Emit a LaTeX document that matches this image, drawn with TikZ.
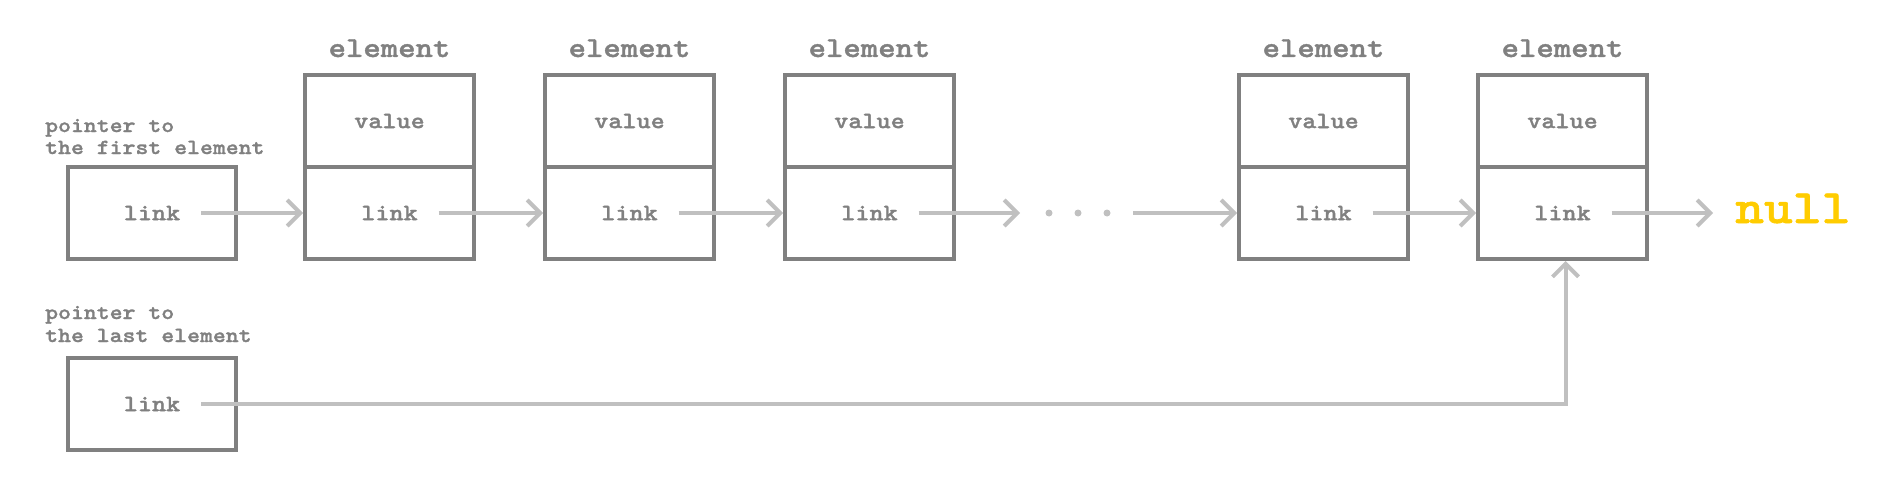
\documentclass[tikz,border=0pt]{standalone}
\usepackage{fontspec}
\newfontfamily\cour[Extension=.otf, UprightFont=lmmono10-regular, BoldFont=lmmonolt10-bold, BoldFeatures={FakeBold=1.3}, FakeStretch=1.1429]{lmmono10-regular}
\usetikzlibrary{arrows.meta}
\definecolor{boxgray}{HTML}{808080}
\definecolor{arrgray}{HTML}{C0C0C0}
\definecolor{nullgold}{HTML}{FFCC00}
\begin{document}
\begin{tikzpicture}[x=1pt,y=-1pt,
  cell/.style={draw=boxgray, line width=4pt, minimum width=169pt, minimum height=92pt, inner sep=0pt, text=boxgray, font=\cour\bfseries\fontsize{23.5}{23.5}\selectfont},
  ptrbox/.style={cell, minimum width=168pt},
  lbl/.style={inner sep=0pt, text=boxgray, font=\cour\bfseries\fontsize{29}{29}\selectfont, anchor=base},
  ptrtxt/.style={inner sep=0pt, text=boxgray, font=\cour\bfseries\fontsize{21.5}{23}\selectfont, anchor=base west},
  conn/.style={draw=arrgray, line width=4pt, -{Straight Barb[length=13pt,width=26pt]}},
  dotc/.style={circle, fill=arrgray, inner sep=0pt, minimum size=7pt}
]
\useasboundingbox (0,0) rectangle (1897,492);

% pointer texts
\node[ptrtxt] (t1a) at (45,132) {pointer to};
\node[ptrtxt] (t1b) at (45,154) {the first element};
\node[ptrtxt] (t2a) at (45,319) {pointer to};
\node[ptrtxt] (t2b) at (45,342) {the last element};

% pointer boxes
\node[ptrbox] (p1) at (152,213) {link};
\node[ptrbox] (p2) at (152,404) {link};

% elements
\foreach \i/\cx in {1/389.5, 2/629.5, 3/869.5, 4/1323.5, 5/1562.5} {
  \node[cell] (v\i) at (\cx,121) {value};
  \node[cell] (l\i) at (\cx,213) {link};
  \node[lbl] (e\i) at (\cx,57) {element};
}

% dots
\node[dotc] (d1) at (1049,213) {};
\node[dotc] (d2) at (1078,213) {};
\node[dotc] (d3) at (1107,213) {};
\coordinate (dend) at (1020,213);
\coordinate (dstart) at (1133,213);

% null
\node[inner sep=0pt, anchor=base west, text=nullgold, font=\cour\bfseries\fontsize{48}{48}\selectfont] (nul) at (1735,223) {null};
\coordinate (nulltip) at (1713,213);

% connectors
\draw[conn] ([xshift=49pt]p1.center) -- (l1.west);
\draw[conn] ([xshift=49pt]l1.center) -- (l2.west);
\draw[conn] ([xshift=49pt]l2.center) -- (l3.west);
\draw[conn] ([xshift=49pt]l3.center) -- (dend);
\draw[conn] (dstart) -- (l4.west);
\draw[conn] ([xshift=49pt]l4.center) -- (l5.west);
\draw[conn] ([xshift=49pt]l5.center) -- (nulltip);
\draw[conn] ([xshift=49pt]p2.center) -| ([xshift=3pt]l5.south);
\end{tikzpicture}
\end{document}
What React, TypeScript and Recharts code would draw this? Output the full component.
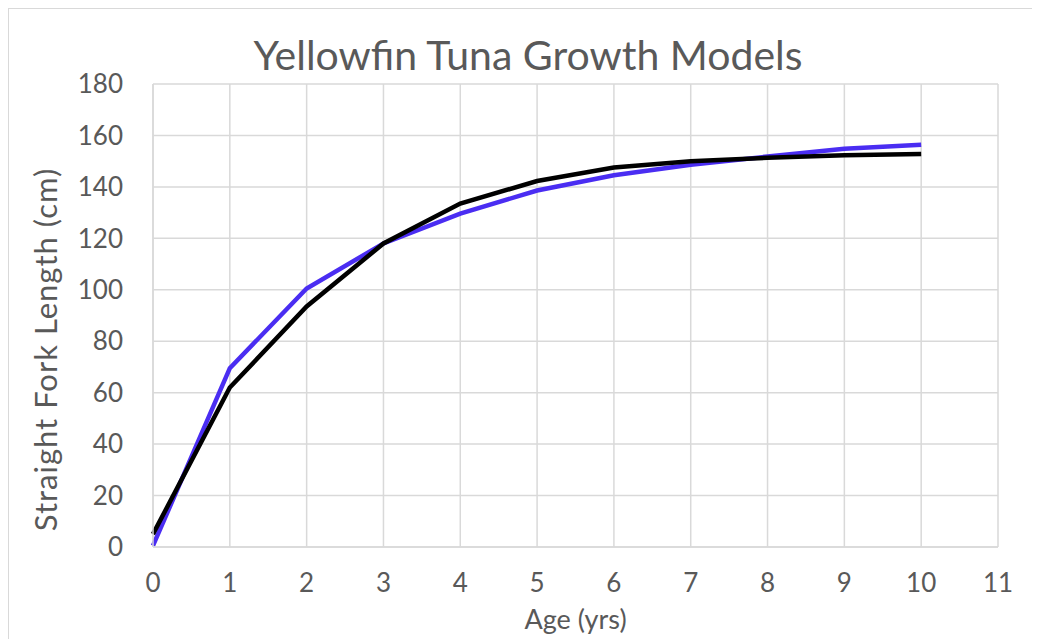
import { LineChart, Line, XAxis, YAxis, CartesianGrid, Label } from 'recharts';

// ages 0..10, lengths in cm
const ages = [0, 1, 2, 3, 4, 5, 6, 7, 8, 9, 10];
const modelBlue = [0.5, 69.5, 100.5, 118, 129.6, 138.6, 144.5, 148.6, 151.8, 154.8, 156.4];
const modelBlack = [5, 62, 93.5, 118, 133.5, 142.3, 147.5, 150, 151.3, 152.3, 152.8];
const xTicks = [0, 1, 2, 3, 4, 5, 6, 7, 8, 9, 10, 11];
const yTicks = [0, 20, 40, 60, 80, 100, 120, 140, 160, 180];

const data = ages.map((age, i) => ({ age, blue: modelBlue[i], black: modelBlack[i] }));

const FONT = 'Lato, "Open Sans", sans-serif';
const TEXT = '#595959';
const GRID = '#d9d9d9';

const YTitle = ({ viewBox }: any) => {
  const cx = viewBox.x - 28;
  const cy = viewBox.y + viewBox.height / 2 + 34;
  return (
    <text
      x={cx}
      y={cy}
      transform={`rotate(-90 ${cx} ${cy})`}
      textAnchor="middle"
      dominantBaseline="central"
      fontSize={31}
      letterSpacing={1}
      fontFamily={FONT}
      fill={TEXT}
    >
      Straight Fork Length (cm)
    </text>
  );
};

export default function App() {
  return (
    <div
      style={{
        position: 'relative',
        width: 1032,
        height: 631,
        borderTop: `1px solid ${GRID}`,
        borderLeft: `1px solid ${GRID}`,
        overflow: 'hidden',
        fontFamily: FONT,
      }}
    >
      <svg width={1032} height={631} style={{ position: 'absolute', left: 0, top: 0 }}>
        <text x={519} y={61} textAnchor="middle" fontSize={41} fontFamily={FONT} fill={TEXT}>
          Yellowfin Tuna Growth Models
        </text>
      </svg>
      <LineChart
        width={1032}
        height={631}
        data={data}
        margin={{ top: 75, right: 43, bottom: 33, left: 64 }}
        style={{ position: 'absolute', left: 0, top: 0 }}
      >
        <CartesianGrid stroke={GRID} strokeWidth={1.5} />
        <XAxis
          dataKey="age"
          type="number"
          domain={[0, 11]}
          ticks={xTicks}
          interval={0}
          height={60}
          stroke={GRID}
          strokeWidth={1.5}
          tickLine={false}
          tickSize={6}
          tickMargin={21}
          tick={{ fontSize: 26, fill: TEXT, fontFamily: FONT }}
        >
          <Label
            value="Age (yrs)"
            position="bottom"
            offset={3}
            fontSize={27}
            fontFamily={FONT}
            fill={TEXT}
          />
        </XAxis>
        <YAxis
          type="number"
          domain={[0, 180]}
          ticks={yTicks}
          interval={0}
          width={80}
          stroke={GRID}
          strokeWidth={1.5}
          tickLine={false}
          tickSize={6}
          tickMargin={24}
          tick={{ fontSize: 26, fill: TEXT, fontFamily: FONT }}
        >
          <Label content={<YTitle />} />
        </YAxis>
        <Line
          dataKey="blue"
          stroke="#4a2df2"
          strokeWidth={4.5}
          dot={false}
          isAnimationActive={false}
        />
        <Line
          dataKey="black"
          stroke="#000000"
          strokeWidth={4.5}
          dot={false}
          isAnimationActive={false}
        />
      </LineChart>
    </div>
  );
}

□ □ □ □ □

→ Exercise requirements
Word for word, quote the lines above. Omit the pictures.

→ Task result
Emit a LaTeX document that matches this image, drawn with TikZ.
\documentclass[tikz,border=0pt]{standalone}
\usepackage{fontspec}
\newfontfamily\cour[Extension=.otf, UprightFont=lmmono10-regular, BoldFont=lmmonolt10-bold, BoldFeatures={FakeBold=1.3}, FakeStretch=1.1429]{lmmono10-regular}
\usetikzlibrary{arrows.meta}
\definecolor{boxgray}{HTML}{808080}
\definecolor{arrgray}{HTML}{C0C0C0}
\definecolor{nullgold}{HTML}{FFCC00}
\begin{document}
\begin{tikzpicture}[x=1pt,y=-1pt,
  cell/.style={draw=boxgray, line width=4pt, minimum width=169pt, minimum height=92pt, inner sep=0pt, text=boxgray, font=\cour\bfseries\fontsize{23.5}{23.5}\selectfont},
  ptrbox/.style={cell, minimum width=168pt},
  lbl/.style={inner sep=0pt, text=boxgray, font=\cour\bfseries\fontsize{29}{29}\selectfont, anchor=base},
  ptrtxt/.style={inner sep=0pt, text=boxgray, font=\cour\bfseries\fontsize{21.5}{23}\selectfont, anchor=base west},
  conn/.style={draw=arrgray, line width=4pt, -{Straight Barb[length=13pt,width=26pt]}},
  dotc/.style={circle, fill=arrgray, inner sep=0pt, minimum size=7pt}
]
\useasboundingbox (0,0) rectangle (1897,492);

% pointer texts
\node[ptrtxt] (t1a) at (45,132) {pointer to};
\node[ptrtxt] (t1b) at (45,154) {the first element};
\node[ptrtxt] (t2a) at (45,319) {pointer to};
\node[ptrtxt] (t2b) at (45,342) {the last element};

% pointer boxes
\node[ptrbox] (p1) at (152,213) {link};
\node[ptrbox] (p2) at (152,404) {link};

% elements
\foreach \i/\cx in {1/389.5, 2/629.5, 3/869.5, 4/1323.5, 5/1562.5} {
  \node[cell] (v\i) at (\cx,121) {value};
  \node[cell] (l\i) at (\cx,213) {link};
  \node[lbl] (e\i) at (\cx,57) {element};
}

% dots
\node[dotc] (d1) at (1049,213) {};
\node[dotc] (d2) at (1078,213) {};
\node[dotc] (d3) at (1107,213) {};
\coordinate (dend) at (1020,213);
\coordinate (dstart) at (1133,213);

% null
\node[inner sep=0pt, anchor=base west, text=nullgold, font=\cour\bfseries\fontsize{48}{48}\selectfont] (nul) at (1735,223) {null};
\coordinate (nulltip) at (1713,213);

% connectors
\draw[conn] ([xshift=49pt]p1.center) -- (l1.west);
\draw[conn] ([xshift=49pt]l1.center) -- (l2.west);
\draw[conn] ([xshift=49pt]l2.center) -- (l3.west);
\draw[conn] ([xshift=49pt]l3.center) -- (dend);
\draw[conn] (dstart) -- (l4.west);
\draw[conn] ([xshift=49pt]l4.center) -- (l5.west);
\draw[conn] ([xshift=49pt]l5.center) -- (nulltip);
\draw[conn] ([xshift=49pt]p2.center) -| ([xshift=3pt]l5.south);
\end{tikzpicture}
\end{document}
What React, TypeScript and Recharts code would draw this? Output the full component.
import { LineChart, Line, XAxis, YAxis, CartesianGrid, Label } from 'recharts';

// ages 0..10, lengths in cm
const ages = [0, 1, 2, 3, 4, 5, 6, 7, 8, 9, 10];
const modelBlue = [0.5, 69.5, 100.5, 118, 129.6, 138.6, 144.5, 148.6, 151.8, 154.8, 156.4];
const modelBlack = [5, 62, 93.5, 118, 133.5, 142.3, 147.5, 150, 151.3, 152.3, 152.8];
const xTicks = [0, 1, 2, 3, 4, 5, 6, 7, 8, 9, 10, 11];
const yTicks = [0, 20, 40, 60, 80, 100, 120, 140, 160, 180];

const data = ages.map((age, i) => ({ age, blue: modelBlue[i], black: modelBlack[i] }));

const FONT = 'Lato, "Open Sans", sans-serif';
const TEXT = '#595959';
const GRID = '#d9d9d9';

const YTitle = ({ viewBox }: any) => {
  const cx = viewBox.x - 28;
  const cy = viewBox.y + viewBox.height / 2 + 34;
  return (
    <text
      x={cx}
      y={cy}
      transform={`rotate(-90 ${cx} ${cy})`}
      textAnchor="middle"
      dominantBaseline="central"
      fontSize={31}
      letterSpacing={1}
      fontFamily={FONT}
      fill={TEXT}
    >
      Straight Fork Length (cm)
    </text>
  );
};

export default function App() {
  return (
    <div
      style={{
        position: 'relative',
        width: 1032,
        height: 631,
        borderTop: `1px solid ${GRID}`,
        borderLeft: `1px solid ${GRID}`,
        overflow: 'hidden',
        fontFamily: FONT,
      }}
    >
      <svg width={1032} height={631} style={{ position: 'absolute', left: 0, top: 0 }}>
        <text x={519} y={61} textAnchor="middle" fontSize={41} fontFamily={FONT} fill={TEXT}>
          Yellowfin Tuna Growth Models
        </text>
      </svg>
      <LineChart
        width={1032}
        height={631}
        data={data}
        margin={{ top: 75, right: 43, bottom: 33, left: 64 }}
        style={{ position: 'absolute', left: 0, top: 0 }}
      >
        <CartesianGrid stroke={GRID} strokeWidth={1.5} />
        <XAxis
          dataKey="age"
          type="number"
          domain={[0, 11]}
          ticks={xTicks}
          interval={0}
          height={60}
          stroke={GRID}
          strokeWidth={1.5}
          tickLine={false}
          tickSize={6}
          tickMargin={21}
          tick={{ fontSize: 26, fill: TEXT, fontFamily: FONT }}
        >
          <Label
            value="Age (yrs)"
            position="bottom"
            offset={3}
            fontSize={27}
            fontFamily={FONT}
            fill={TEXT}
          />
        </XAxis>
        <YAxis
          type="number"
          domain={[0, 180]}
          ticks={yTicks}
          interval={0}
          width={80}
          stroke={GRID}
          strokeWidth={1.5}
          tickLine={false}
          tickSize={6}
          tickMargin={24}
          tick={{ fontSize: 26, fill: TEXT, fontFamily: FONT }}
        >
          <Label content={<YTitle />} />
        </YAxis>
        <Line
          dataKey="blue"
          stroke="#4a2df2"
          strokeWidth={4.5}
          dot={false}
          isAnimationActive={false}
        />
        <Line
          dataKey="black"
          stroke="#000000"
          strokeWidth={4.5}
          dot={false}
          isAnimationActive={false}
        />
      </LineChart>
    </div>
  );
}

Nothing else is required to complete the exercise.